Не чужд гастарбайтерам и дух бланкизма. Напомню, что Бланки был убежденным сторонником тайных организаций и верил, что социалистическая революция может быть осуществлена только руками немногочисленных профессионалов в обстановке совершенной секретности. Аналогичную ставку делают и герои фильма, не пытаясь переманить на свою сторону народ (служащих) в попытках частичного захвата собственности правящего класса. С бланкизмом их объединяет и отказ размышлять о последствиях: дело революции, понимаемой как экспроприация, важнее ее результата, поскольку это вопрос восстановления справедливости.
При этом, как и у Рансьера, подчас тонущего в нюансировке многочисленных противоречий, интрига у молодого немецкого режиссера получается сложнее, чем констатация антагонизма и требование равенства. Троица пролетариев хотела бы хорошо провести время, но не готова ни рисковать, ни открыто предлагать свое общество. Столкновение интересов неотвратимо произошло, но не приняло открытого характера.

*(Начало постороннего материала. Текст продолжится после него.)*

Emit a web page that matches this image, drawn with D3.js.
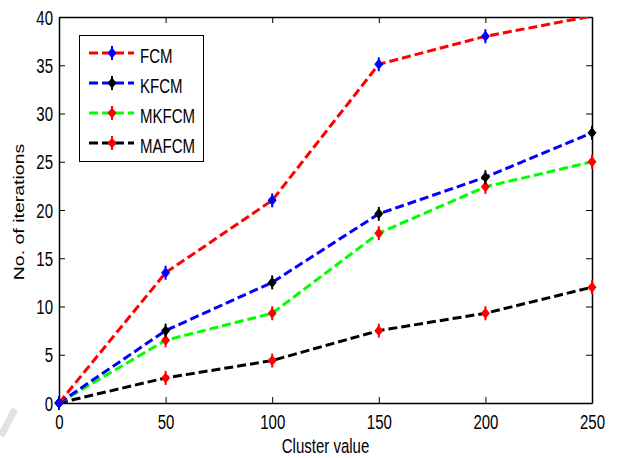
<!DOCTYPE html>
<html>
<head>
<meta charset="utf-8">
<script src="https://cdn.jsdelivr.net/npm/d3@7"></script>
<style>
  body { margin: 0; background: #fff; }
  text { font-family: "Liberation Sans", Arial, sans-serif; fill: #000; }
</style>
</head>
<body>
<svg id="container"></svg>
<script>
// cluster values on x axis
const clusters = [0, 50, 100, 150, 200, 250]

// iterations per method
const fcm = [0, 13.5, 21, 35.1, 38, 40.1]
const kfcm = [0, 7.5, 12.5, 19.6, 23.4, 28]
const mkfcm = [0, 6.5, 9.3, 17.6, 22.4, 25]
const mafcm = [0, 2.6, 4.4, 7.5, 9.3, 12]

const seriesNames = ["FCM", "KFCM", "MKFCM", "MAFCM"]
const seriesValues = [fcm, kfcm, mkfcm, mafcm]
const lineColors = ["#ff0000", "#0000ff", "#00ff00", "#000000"]
const markerColors = ["#0000ff", "#000000", "#ff0000", "#ff0000"]

const xTicks = [0, 50, 100, 150, 200, 250]
const yTicks = [0, 5, 10, 15, 20, 25, 30, 35, 40]

// the figure text looks horizontally squeezed
const squeeze = 0.77
const fontSize = 19.5

const setup = () => {
	const width = 618
	const height = 458
	const margin = {left: 59, right: 26, top: 17, bottom: 55}

	const app = d3.select("#container")
	   .attr("width", width)
	   .attr("height", height)

	// faint watermark stroke in the bottom-left corner
	app.append("path")
	   .attr("d", "M1,436 L15,409")
	   .attr("stroke", "#e2e2e2")
	   .attr("stroke-width", 7)

	const x = d3.scaleLinear().domain([0, 250]).range([margin.left, width - margin.right])
	const y = d3.scaleLinear().domain([0, 40]).range([height - margin.bottom, margin.top])

	// axes: ticks pointing inward, mirrored on top/right
	const bottom = app.append("g")
	   .attr("transform", `translate(0,${y(0)})`)
	   .call(d3.axisBottom(x).tickValues(xTicks).tickSizeInner(-6).tickSizeOuter(0))
	const left = app.append("g")
	   .attr("transform", `translate(${x(0)},0)`)
	   .call(d3.axisLeft(y).tickValues(yTicks).tickSizeInner(-6).tickSizeOuter(0))
	const top = app.append("g")
	   .attr("transform", `translate(0,${y(40)})`)
	   .call(d3.axisTop(x).tickValues(xTicks).tickSizeInner(-6).tickSizeOuter(0).tickFormat(""))
	const right = app.append("g")
	   .attr("transform", `translate(${x(250)},0)`)
	   .call(d3.axisRight(y).tickValues(yTicks).tickSizeInner(-6).tickSizeOuter(0).tickFormat(""))

	for (let g of [bottom, left, top, right]) {
		g.selectAll("path").attr("stroke", "#000").attr("stroke-width", 1.5)
		g.selectAll("line").attr("stroke", "#000").attr("stroke-width", 1)
		g.selectAll("text").attr("font-size", fontSize).attr("font-family", "Liberation Sans, Arial, sans-serif")
	}
	bottom.selectAll("text")
	   .attr("x", 0).attr("y", 0).attr("dy", null)
	   .attr("transform", `translate(0,26) scale(${squeeze},1)`)
	left.selectAll("text")
	   .attr("x", 0).attr("dy", null)
	   .attr("transform", `translate(-6,7) scale(${squeeze},1)`)

	// axis titles
	app.append("text")
	   .attr("transform", `translate(${(x(0) + x(250)) / 2},453) scale(${squeeze},1)`)
	   .attr("text-anchor", "middle")
	   .attr("font-size", fontSize)
	   .text("Cluster value")
	app.append("text")
	   .attr("transform", `translate(24,212) rotate(-90) scale(1,${squeeze})`)
	   .attr("text-anchor", "middle")
	   .attr("font-size", fontSize)
	   .text("No. of iterations")

	// lines are clipped to the axes box
	app.append("clipPath").attr("id", "plotClip")
	   .append("rect")
	   .attr("x", x(0)).attr("y", y(40))
	   .attr("width", x(250) - x(0)).attr("height", y(0) - y(40))

	const line = d3.line()
	   .x((d, i) => x(clusters[i]))
	   .y(d => y(d))

	const drawMarker = (g, cx, cy, color) => {
		g.append("path")
		   .attr("d", `M${cx},${cy - 5.5} L${cx + 4.5},${cy} L${cx},${cy + 5.5} L${cx - 4.5},${cy} Z`)
		   .attr("fill", color)
		g.append("line")
		   .attr("x1", cx).attr("x2", cx)
		   .attr("y1", cy - 7).attr("y2", cy + 7)
		   .attr("stroke", color)
		   .attr("stroke-width", 2)
	}

	// draw from last to first so FCM ends on top like the picture
	for (let s = seriesValues.length - 1; s >= 0; s--) {
		const vals = seriesValues[s]
		app.append("path")
		   .attr("d", line(vals))
		   .attr("clip-path", "url(#plotClip)")
		   .attr("fill", "none")
		   .attr("stroke", lineColors[s])
		   .attr("stroke-width", 3)
		   .attr("stroke-dasharray", "9,4")
		const mg = app.append("g")
		vals.forEach((v, i) => {
			// markers outside the axis limits are not drawn
			if (v <= 40) drawMarker(mg, x(clusters[i]), y(v), markerColors[s])
		})
	}

	// legend
	const lg = app.append("g")
	lg.append("rect")
	   .attr("x", 79.5).attr("y", 35.5)
	   .attr("width", 124).attr("height", 126)
	   .attr("fill", "#fff")
	   .attr("stroke", "#000")
	   .attr("stroke-width", 1)
	seriesNames.forEach((name, i) => {
		const ly = 53 + i * 30
		lg.append("line")
		   .attr("x1", 89).attr("x2", 134)
		   .attr("y1", ly).attr("y2", ly)
		   .attr("stroke", lineColors[i])
		   .attr("stroke-width", 3)
		   .attr("stroke-dasharray", "9,4")
		drawMarker(lg, 112, ly, markerColors[i])
		lg.append("text")
		   .attr("transform", `translate(140,${ly + 9.5}) scale(${squeeze},1)`)
		   .attr("font-size", fontSize)
		   .text(name)
	})
}

document.addEventListener("DOMContentLoaded", setup)
</script>
</body>
</html>
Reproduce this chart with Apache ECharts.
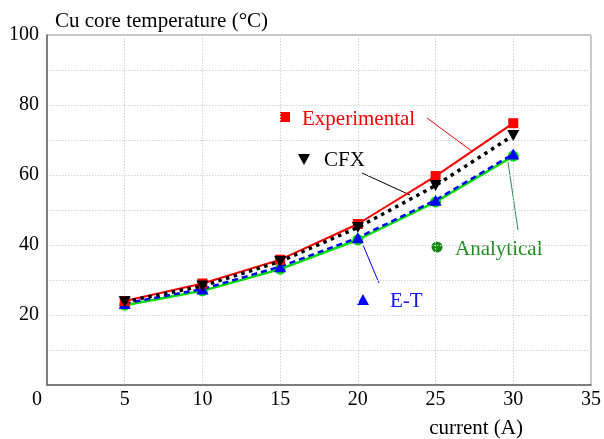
<!DOCTYPE html>
<html><head><meta charset="utf-8">
<script src="https://cdn.jsdelivr.net/npm/echarts@6/dist/echarts.min.js"></script>
<style>html,body{margin:0;padding:0;background:#fff}#c{width:604px;height:439px}</style>
</head><body><div id="c"></div>
<script>
const currents = [5, 10, 15, 20, 25, 30];
const experimental = [24.0, 29.0, 35.8, 46.0, 59.7, 74.8];
const cfx = [23.8, 28.3, 35.3, 45.0, 57.0, 71.3];
const analytical = [22.8, 26.9, 33.1, 41.5, 52.3, 65.4];
const et = [23.3, 27.4, 33.8, 42.1, 52.8, 66.0];
const xTicks = [0, 5, 10, 15, 20, 25, 30, 35];
const yTicks = [0, 20, 40, 60, 80, 100];

const FONT = 'Liberation Serif';
const AFONT = '21px "Liberation Serif"';
const pair = (ys) => currents.map((x, i) => [x, ys[i]]);
const chart = echarts.init(document.getElementById('c'), null, {renderer: 'canvas'});
const gridLine = {show: true, lineStyle: {color: '#d2d2d2', type: [1.5, 1.5], width: 1}};
chart.setOption({
  animation: false,
  backgroundColor: '#fff',
  textStyle: {fontFamily: FONT},
  grid: {left: 47, top: 35, right: 11, bottom: 48, show: true, borderColor: '#8c8c8c', borderWidth: 1},
  xAxis: {
    type: 'value', min: xTicks[0], max: xTicks[xTicks.length - 1], interval: 5,
    name: 'current (A)', nameLocation: 'end', nameGap: 0,
    nameTextStyle: {fontFamily: FONT, fontSize: 21, color: '#000', align: 'right', verticalAlign: 'top', padding: [33, 68, 0, 0]},
    axisLine: {lineStyle: {color: '#666', width: 1.5}},
    axisTick: {show: false},
    axisLabel: {fontFamily: FONT, fontSize: 20, color: '#000', margin: 5,
      formatter: v => v === 0 ? '{z|0}' : String(v),
      rich: {z: {fontFamily: FONT, fontSize: 20, color: '#000', padding: [0, 20, 0, 0]}}},
    splitLine: gridLine
  },
  yAxis: {
    type: 'value', min: yTicks[0], max: yTicks[yTicks.length - 1], interval: 20,
    name: 'Cu core temperature (°C)', nameLocation: 'end', nameGap: 14,
    nameTextStyle: {fontFamily: FONT, fontSize: 21, color: '#000', align: 'left', verticalAlign: 'middle', padding: [0, 0, 0, 8]},
    axisLine: {show: true, lineStyle: {color: '#666', width: 1.5}},
    axisTick: {show: false},
    axisLabel: {fontFamily: FONT, fontSize: 20, color: '#000', margin: 8, formatter: v => v === 0 ? '' : String(v)},
    splitLine: gridLine,
    minorTick: {show: false, splitNumber: 2},
    minorSplitLine: gridLine
  },
  series: [
    {name: 'Analytical', type: 'line', data: pair(analytical), symbol: 'circle', symbolSize: 11,
      itemStyle: {color: '#00dd00'}, lineStyle: {color: '#00e000', width: 2.5}, z: 2},
    {name: 'E-T', type: 'line', data: pair(et), symbol: 'triangle', symbolSize: [12, 11],
      itemStyle: {color: '#0000ff'}, lineStyle: {color: '#0000ff', width: 2.5, type: [6, 4]}, z: 3},
    {name: 'Experimental', type: 'line', data: pair(experimental), symbol: 'rect', symbolSize: 10,
      itemStyle: {color: '#ff0000'}, lineStyle: {color: '#ff0000', width: 2}, z: 4},
    {name: 'CFX', type: 'line', data: pair(cfx), symbol: 'triangle', symbolRotate: 180, symbolSize: [12, 11],
      itemStyle: {color: '#000'}, lineStyle: {color: '#000', width: 3.5, type: [3.5, 4.5]}, z: 5}
  ],
  graphic: [
    {type: 'rect', shape: {x: 280, y: 112, width: 10, height: 10}, style: {fill: '#ff0000'}},
    {type: 'text', left: 302, top: 109, style: {text: 'Experimental', fill: '#ff0000', font: AFONT}},
    {type: 'line', shape: {x1: 427, y1: 118, x2: 473, y2: 152}, style: {stroke: '#ff0000', lineWidth: 1}},
    {type: 'polygon', shape: {points: [[298, 154], [310, 154], [304, 165]]}, style: {fill: '#000'}},
    {type: 'text', left: 324, top: 150, style: {text: 'CFX', fill: '#000', font: AFONT}},
    {type: 'line', shape: {x1: 362, y1: 173, x2: 410, y2: 195}, style: {stroke: '#000', lineWidth: 1}},
    {type: 'circle', shape: {cx: 437, cy: 247, r: 5.5}, style: {fill: '#138a13'}},
    {type: 'text', left: 455, top: 239, style: {text: 'Analytical', fill: '#1f8f1f', font: AFONT}},
    {type: 'line', shape: {x1: 508, y1: 162, x2: 518, y2: 230}, style: {stroke: '#2e8b57', lineWidth: 1}},
    {type: 'polygon', shape: {points: [[357, 305], [369, 305], [363, 294]]}, style: {fill: '#0000ff'}},
    {type: 'text', left: 390, top: 291, style: {text: 'E-T', fill: '#1414ff', font: AFONT}},
    {type: 'line', shape: {x1: 363, y1: 245, x2: 379, y2: 283}, style: {stroke: '#0000ff', lineWidth: 1}}
  ]
});
</script></body></html>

Сложилась предкризисная ситуация, все еще достаточно спокойная, с известным запасом социальной прочности: рабочие не слишком голодны и не слишком возмущены, а хозяева пока даже не представляют себе, что у кого-то имеются к ним какие-то претензии. Здесь нет охранников у каждой двери, а роль цепного пса поручена безобидному хаускиперу с его преувеличенно картинным ужасом. Говорить в революционной терминологии о социальных аппетитах главных героев почти неловко: буржуа в этой картине демонстрируют куда большую серьезность, сплоченность и дисциплину, пусть даже это дисциплина потребления, чем склонные к тропической неге и расслабленному времяпрепровождению грузины. Ведь им достаточно найти на улице сторублевку, чтобы тут же оставить свой план по взрыву Министерства экономики (сюжет одной из рассказанных ими историй). Неудивительно, что в результате они выбирают идеологически промежуточный, компромиссный вариант тайных партизанских вылазок. Желание быть на равных и понимание того, что это объективно невозможно, – главный образ и нерв «Зимней сказки…», ее центральное философское содержание. Перед нами версия современного левого кино с отчетливым антилевым скепсисом и изнеженностью.
«Зимняя сказка пролетариата»
К таким фильмам принято относить эпитет «экспериментальный». «Зимняя сказка...» – хороший пример того, как осторожно следует его употреблять: относительно редкий нынче жанр политического гротеска или, можно сказать, бурлеска еще не означает художественный эксперимент. В картине Радльмайера нет ничего особенно новаторского и необычного. Скорее, напротив, есть предельно прозрачная и бесхитростно снятая история, намеренно использующая социальные стереотипы и сознательно вопроизводящая на новый лад старый как мир сюжет о роскоши одних и нужде других.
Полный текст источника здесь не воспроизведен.